Elam agrees. “A family member who becomes the pimp – mom, dad, brother, husband, uncle – can start the victim as young as 3 or 4 years old. Most of the time they are drug-dependent.”
Elam, named FBI’s Citizen of The Year in 2011 for his work against human trafficking, believes a number of social factors contribute to Oklahoma’s being near the top of the scale in child trafficking. Among these, he says, is the fact that Oklahoma leads the nation in the incarceration of females. Kids without mothers are six times more apt to follow the dark side than other children.
He points out further that in the United States, Oklahoma is ranked No. 2 in teen pregnancies and homeless children, No. 3 in divorce and No. 4 in women murdered by their husbands. The state is ranked No. 46 in per capita income, No. 49 in education and is considered the third hardest place in North America for a girl to grow up. These factors create a vulnerable population for human trafficking and other crimes.

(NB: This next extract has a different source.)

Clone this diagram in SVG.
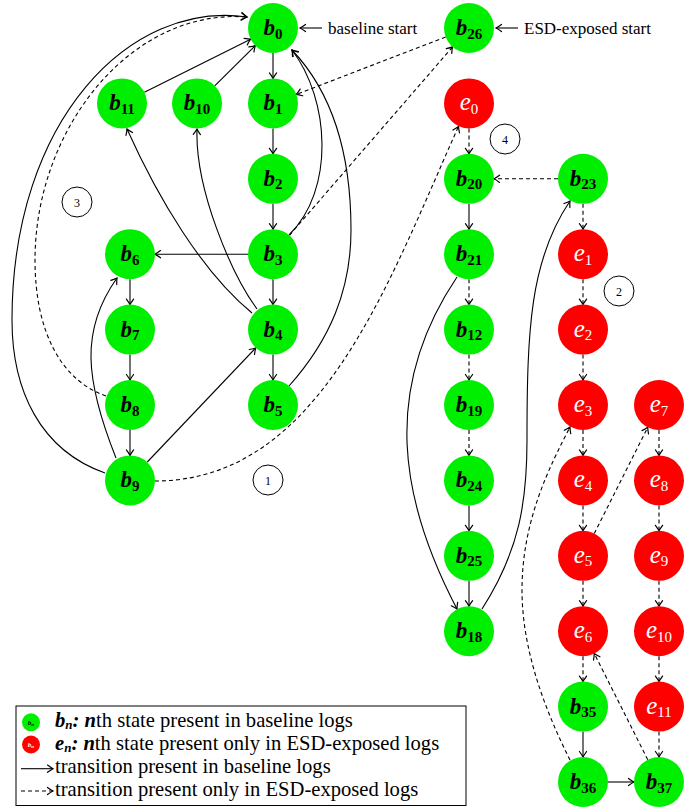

Organizations against human trafficking, children’s shelters and law enforcement agencies cannot win the battle alone. Elam emphasizes the point that it will take a general awareness of the public throughout the nation and the world and the intervention of the law-abiding public. Nothing short of a coordinated alliance among organizations, law enforcement and citizens can stop 12-year-old girls from hooking at truck stops and teens like Carina Saunders from ending up beheaded in duffel bags.